# Challenge:
Reproduce nothing except the lines between the line with "What Plotly code" and the line with "import plotly.graph_objects as go", both ends included, and please leave out pictures.

# Working data:
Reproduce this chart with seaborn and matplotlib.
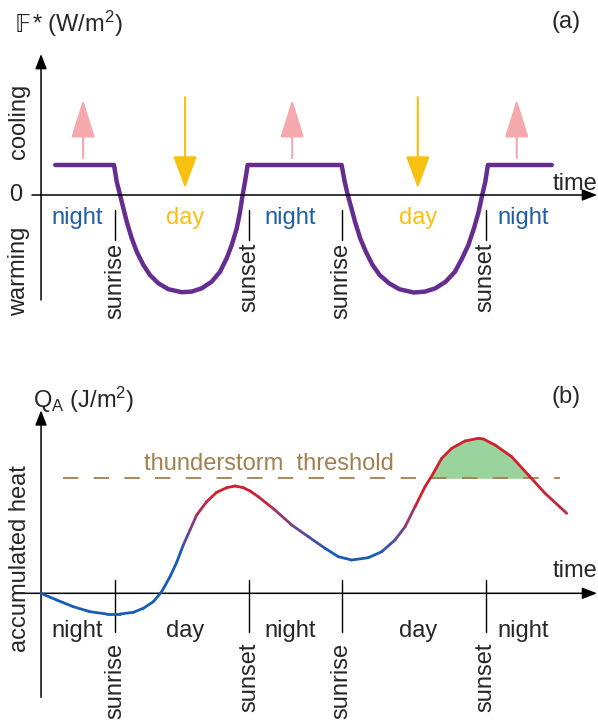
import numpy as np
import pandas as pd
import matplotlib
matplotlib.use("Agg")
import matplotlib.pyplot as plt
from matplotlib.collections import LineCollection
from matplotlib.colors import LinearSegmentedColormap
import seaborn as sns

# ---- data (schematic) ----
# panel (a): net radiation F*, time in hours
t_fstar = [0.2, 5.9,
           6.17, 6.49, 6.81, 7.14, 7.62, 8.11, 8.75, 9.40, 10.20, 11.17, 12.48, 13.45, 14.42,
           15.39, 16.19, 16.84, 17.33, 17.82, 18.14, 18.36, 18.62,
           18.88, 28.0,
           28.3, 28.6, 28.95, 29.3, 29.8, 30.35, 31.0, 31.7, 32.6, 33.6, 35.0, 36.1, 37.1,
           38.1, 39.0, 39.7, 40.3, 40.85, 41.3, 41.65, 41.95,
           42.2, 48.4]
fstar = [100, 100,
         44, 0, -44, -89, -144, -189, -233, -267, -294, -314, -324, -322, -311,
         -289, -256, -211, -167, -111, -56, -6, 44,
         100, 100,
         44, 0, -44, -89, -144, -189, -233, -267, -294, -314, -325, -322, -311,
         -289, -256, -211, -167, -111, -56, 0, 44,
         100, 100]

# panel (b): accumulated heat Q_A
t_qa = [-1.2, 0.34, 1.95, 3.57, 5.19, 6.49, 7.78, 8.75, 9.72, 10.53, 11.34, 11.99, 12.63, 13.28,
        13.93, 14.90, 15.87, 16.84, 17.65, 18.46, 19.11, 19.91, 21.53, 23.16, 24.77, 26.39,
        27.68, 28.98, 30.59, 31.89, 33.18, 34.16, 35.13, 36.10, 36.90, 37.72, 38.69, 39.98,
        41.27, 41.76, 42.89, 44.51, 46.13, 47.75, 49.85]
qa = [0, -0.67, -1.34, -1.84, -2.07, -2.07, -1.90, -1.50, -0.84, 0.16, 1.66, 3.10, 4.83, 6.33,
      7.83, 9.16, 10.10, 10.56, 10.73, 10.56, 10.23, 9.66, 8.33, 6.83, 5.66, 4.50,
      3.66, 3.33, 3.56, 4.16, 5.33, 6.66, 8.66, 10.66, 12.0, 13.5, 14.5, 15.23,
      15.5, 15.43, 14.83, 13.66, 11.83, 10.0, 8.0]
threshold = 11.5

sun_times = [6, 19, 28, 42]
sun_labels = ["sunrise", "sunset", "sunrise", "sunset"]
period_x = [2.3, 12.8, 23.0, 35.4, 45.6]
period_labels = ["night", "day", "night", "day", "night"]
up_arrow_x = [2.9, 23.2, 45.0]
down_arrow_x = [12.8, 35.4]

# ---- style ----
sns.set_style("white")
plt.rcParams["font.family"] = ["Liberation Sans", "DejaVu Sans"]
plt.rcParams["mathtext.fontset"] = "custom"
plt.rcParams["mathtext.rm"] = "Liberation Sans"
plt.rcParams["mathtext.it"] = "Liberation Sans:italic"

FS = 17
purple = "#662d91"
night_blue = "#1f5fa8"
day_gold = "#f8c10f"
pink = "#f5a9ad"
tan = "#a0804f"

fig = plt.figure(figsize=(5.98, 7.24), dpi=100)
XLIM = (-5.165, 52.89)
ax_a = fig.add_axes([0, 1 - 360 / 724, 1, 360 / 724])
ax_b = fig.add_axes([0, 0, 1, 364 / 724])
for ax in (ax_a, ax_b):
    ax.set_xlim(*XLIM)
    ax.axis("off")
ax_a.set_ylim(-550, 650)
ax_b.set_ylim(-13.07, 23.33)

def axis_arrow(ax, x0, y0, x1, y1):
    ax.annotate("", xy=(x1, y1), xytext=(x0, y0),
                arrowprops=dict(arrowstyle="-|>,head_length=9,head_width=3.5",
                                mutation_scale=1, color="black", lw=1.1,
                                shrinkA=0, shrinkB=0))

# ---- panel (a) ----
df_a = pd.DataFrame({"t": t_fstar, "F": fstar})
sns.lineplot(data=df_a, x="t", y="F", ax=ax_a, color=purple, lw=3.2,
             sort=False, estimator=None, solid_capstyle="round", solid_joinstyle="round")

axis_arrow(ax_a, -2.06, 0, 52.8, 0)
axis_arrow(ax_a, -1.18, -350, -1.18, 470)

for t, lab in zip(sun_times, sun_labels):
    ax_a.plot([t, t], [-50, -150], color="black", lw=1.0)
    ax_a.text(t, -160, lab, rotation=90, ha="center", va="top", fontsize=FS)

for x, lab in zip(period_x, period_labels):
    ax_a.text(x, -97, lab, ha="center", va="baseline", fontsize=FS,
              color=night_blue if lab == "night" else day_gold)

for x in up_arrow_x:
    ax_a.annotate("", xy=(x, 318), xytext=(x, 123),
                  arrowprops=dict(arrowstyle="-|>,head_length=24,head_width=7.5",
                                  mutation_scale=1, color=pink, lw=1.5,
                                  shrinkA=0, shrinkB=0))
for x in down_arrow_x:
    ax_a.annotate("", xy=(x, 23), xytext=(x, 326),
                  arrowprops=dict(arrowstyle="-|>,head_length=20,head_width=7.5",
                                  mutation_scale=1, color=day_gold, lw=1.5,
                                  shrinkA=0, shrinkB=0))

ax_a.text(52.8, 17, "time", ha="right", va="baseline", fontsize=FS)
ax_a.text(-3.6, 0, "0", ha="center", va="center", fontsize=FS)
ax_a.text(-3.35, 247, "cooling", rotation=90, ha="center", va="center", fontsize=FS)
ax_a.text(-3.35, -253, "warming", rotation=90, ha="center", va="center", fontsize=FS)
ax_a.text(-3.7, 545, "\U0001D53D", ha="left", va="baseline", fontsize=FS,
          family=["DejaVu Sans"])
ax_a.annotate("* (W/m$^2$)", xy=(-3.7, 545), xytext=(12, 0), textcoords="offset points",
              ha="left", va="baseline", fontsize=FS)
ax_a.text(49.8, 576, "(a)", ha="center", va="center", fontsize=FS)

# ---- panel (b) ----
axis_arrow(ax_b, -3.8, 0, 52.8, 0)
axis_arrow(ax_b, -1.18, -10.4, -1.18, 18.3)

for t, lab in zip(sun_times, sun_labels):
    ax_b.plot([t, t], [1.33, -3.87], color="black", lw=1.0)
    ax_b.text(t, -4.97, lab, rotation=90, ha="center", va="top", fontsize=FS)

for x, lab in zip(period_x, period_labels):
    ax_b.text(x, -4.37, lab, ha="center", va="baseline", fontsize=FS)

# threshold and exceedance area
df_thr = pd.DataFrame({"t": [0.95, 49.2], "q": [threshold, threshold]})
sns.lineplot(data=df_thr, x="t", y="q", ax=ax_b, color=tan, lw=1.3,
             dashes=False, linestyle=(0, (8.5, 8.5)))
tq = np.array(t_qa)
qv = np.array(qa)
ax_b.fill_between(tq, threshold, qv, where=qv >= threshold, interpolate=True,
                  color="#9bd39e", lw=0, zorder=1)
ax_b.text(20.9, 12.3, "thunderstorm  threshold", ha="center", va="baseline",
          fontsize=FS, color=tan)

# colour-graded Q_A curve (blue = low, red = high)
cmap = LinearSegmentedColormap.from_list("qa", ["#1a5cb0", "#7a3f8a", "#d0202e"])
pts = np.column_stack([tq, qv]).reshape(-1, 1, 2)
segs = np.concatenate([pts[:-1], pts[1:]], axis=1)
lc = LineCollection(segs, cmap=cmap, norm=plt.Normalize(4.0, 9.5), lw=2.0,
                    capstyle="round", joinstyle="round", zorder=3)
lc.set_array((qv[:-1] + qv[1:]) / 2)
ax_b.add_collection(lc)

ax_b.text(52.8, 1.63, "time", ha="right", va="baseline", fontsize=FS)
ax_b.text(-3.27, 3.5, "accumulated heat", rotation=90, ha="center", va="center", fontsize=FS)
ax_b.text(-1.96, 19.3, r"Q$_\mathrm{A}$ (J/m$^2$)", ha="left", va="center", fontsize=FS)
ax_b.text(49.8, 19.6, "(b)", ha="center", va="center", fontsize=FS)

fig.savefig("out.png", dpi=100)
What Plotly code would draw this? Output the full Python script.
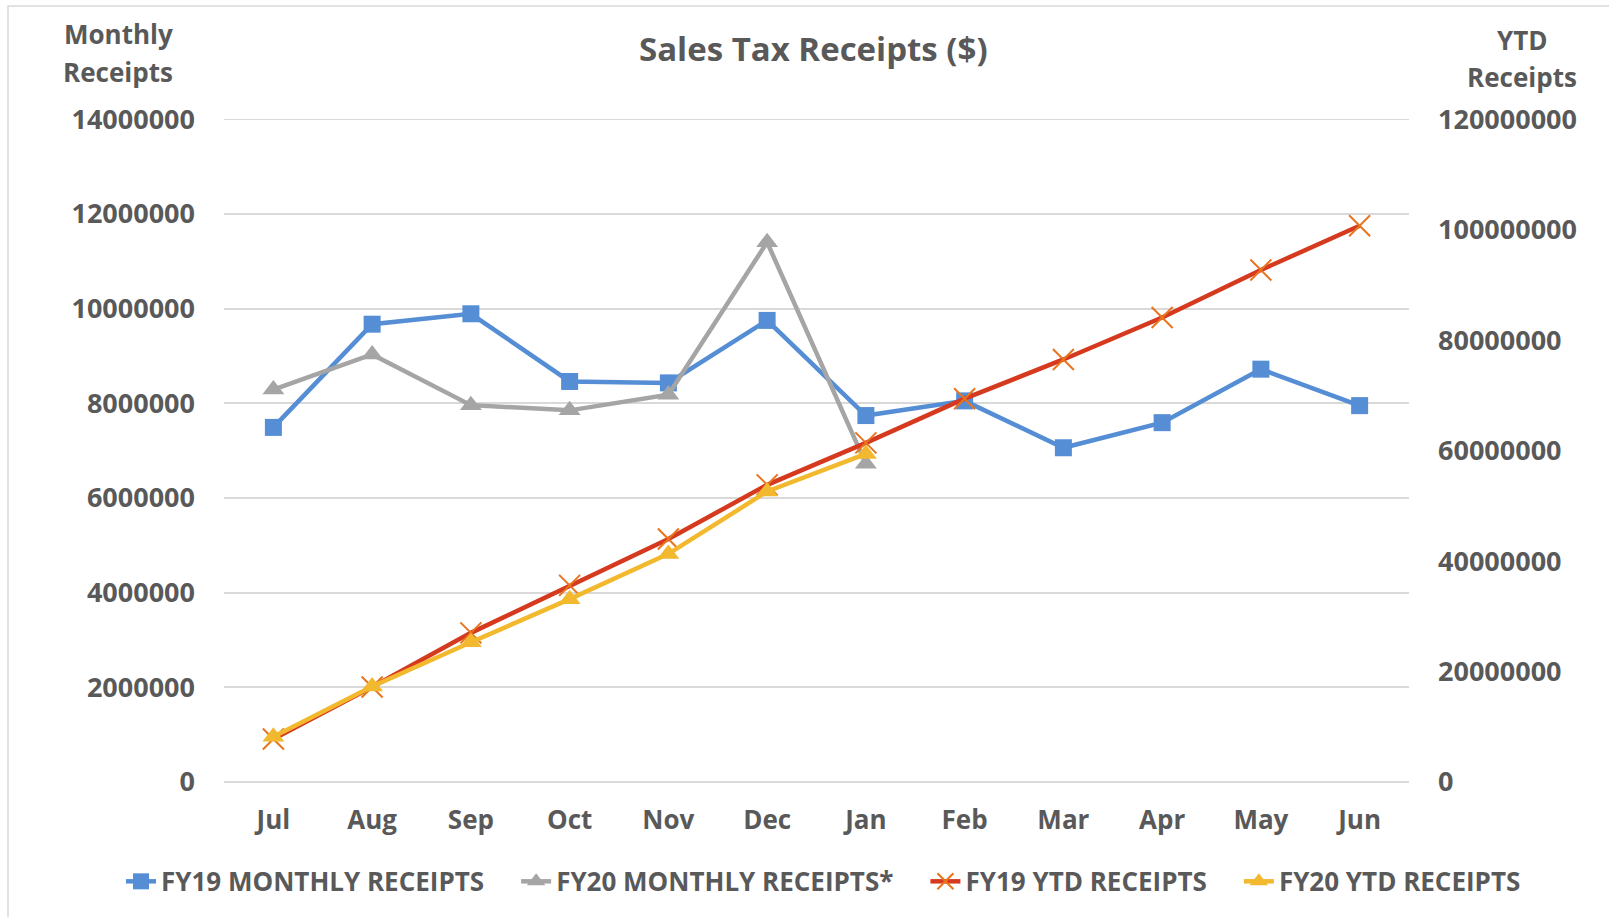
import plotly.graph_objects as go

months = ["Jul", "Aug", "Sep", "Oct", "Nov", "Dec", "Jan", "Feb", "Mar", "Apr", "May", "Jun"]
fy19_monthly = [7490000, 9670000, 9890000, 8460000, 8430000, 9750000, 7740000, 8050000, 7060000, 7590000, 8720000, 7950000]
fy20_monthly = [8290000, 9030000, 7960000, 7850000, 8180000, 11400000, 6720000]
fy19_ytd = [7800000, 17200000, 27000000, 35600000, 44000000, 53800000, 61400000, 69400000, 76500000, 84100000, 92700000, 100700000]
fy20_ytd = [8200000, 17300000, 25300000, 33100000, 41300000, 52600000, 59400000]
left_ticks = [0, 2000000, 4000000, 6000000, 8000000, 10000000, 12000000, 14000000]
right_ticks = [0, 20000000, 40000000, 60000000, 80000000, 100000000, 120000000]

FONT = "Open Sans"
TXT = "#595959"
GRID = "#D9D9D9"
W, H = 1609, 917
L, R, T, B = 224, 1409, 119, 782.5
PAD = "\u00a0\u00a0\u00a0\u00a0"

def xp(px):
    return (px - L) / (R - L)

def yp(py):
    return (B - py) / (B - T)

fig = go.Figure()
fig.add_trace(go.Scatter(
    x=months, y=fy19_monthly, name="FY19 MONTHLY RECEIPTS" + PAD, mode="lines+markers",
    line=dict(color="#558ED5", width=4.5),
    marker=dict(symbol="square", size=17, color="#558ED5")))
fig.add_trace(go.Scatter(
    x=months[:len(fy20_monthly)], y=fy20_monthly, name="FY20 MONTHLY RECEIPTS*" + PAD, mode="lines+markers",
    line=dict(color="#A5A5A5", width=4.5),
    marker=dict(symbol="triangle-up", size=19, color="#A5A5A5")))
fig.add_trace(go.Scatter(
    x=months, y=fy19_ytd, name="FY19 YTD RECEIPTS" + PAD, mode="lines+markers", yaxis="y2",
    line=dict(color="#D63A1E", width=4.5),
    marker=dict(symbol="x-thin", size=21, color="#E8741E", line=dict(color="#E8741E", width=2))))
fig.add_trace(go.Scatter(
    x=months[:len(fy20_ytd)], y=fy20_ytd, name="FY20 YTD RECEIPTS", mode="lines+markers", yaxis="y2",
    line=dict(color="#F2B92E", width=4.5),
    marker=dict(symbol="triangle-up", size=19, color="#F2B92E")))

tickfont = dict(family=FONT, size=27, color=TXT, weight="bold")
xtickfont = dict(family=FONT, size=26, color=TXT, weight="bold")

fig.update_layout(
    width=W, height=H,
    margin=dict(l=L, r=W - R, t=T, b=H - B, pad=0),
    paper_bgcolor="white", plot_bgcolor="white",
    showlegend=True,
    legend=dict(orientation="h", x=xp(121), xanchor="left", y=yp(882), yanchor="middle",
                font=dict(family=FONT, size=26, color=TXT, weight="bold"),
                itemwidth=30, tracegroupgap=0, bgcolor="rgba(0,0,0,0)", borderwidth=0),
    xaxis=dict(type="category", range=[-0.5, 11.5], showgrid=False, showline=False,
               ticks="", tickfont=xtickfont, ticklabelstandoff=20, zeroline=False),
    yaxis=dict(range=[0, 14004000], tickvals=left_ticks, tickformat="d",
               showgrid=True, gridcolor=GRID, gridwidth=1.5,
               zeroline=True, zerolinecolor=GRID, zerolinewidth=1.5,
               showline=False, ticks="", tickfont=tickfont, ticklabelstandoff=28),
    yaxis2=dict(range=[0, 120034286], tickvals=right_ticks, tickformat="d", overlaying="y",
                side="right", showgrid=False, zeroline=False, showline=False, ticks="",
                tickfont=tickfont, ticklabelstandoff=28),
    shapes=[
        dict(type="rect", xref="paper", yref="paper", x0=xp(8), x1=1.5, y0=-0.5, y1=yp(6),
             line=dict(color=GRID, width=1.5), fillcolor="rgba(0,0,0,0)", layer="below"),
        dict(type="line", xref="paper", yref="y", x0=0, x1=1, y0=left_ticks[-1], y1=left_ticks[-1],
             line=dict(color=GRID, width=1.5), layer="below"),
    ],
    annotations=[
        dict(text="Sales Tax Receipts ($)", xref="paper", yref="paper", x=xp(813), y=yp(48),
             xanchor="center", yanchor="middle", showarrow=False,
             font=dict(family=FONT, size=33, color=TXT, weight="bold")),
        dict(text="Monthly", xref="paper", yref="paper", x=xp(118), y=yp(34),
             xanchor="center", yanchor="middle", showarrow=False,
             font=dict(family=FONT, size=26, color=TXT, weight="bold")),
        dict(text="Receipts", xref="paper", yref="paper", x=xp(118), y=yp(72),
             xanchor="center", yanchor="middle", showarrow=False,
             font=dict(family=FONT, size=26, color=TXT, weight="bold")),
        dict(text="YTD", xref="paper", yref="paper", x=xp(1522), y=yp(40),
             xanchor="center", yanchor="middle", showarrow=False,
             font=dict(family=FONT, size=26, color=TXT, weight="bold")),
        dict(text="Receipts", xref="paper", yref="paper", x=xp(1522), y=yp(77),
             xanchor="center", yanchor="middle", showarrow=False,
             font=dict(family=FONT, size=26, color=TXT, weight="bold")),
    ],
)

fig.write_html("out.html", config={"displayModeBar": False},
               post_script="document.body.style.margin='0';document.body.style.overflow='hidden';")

# Full solution:
What Plotly code would draw this? Output the full Python script.
import plotly.graph_objects as go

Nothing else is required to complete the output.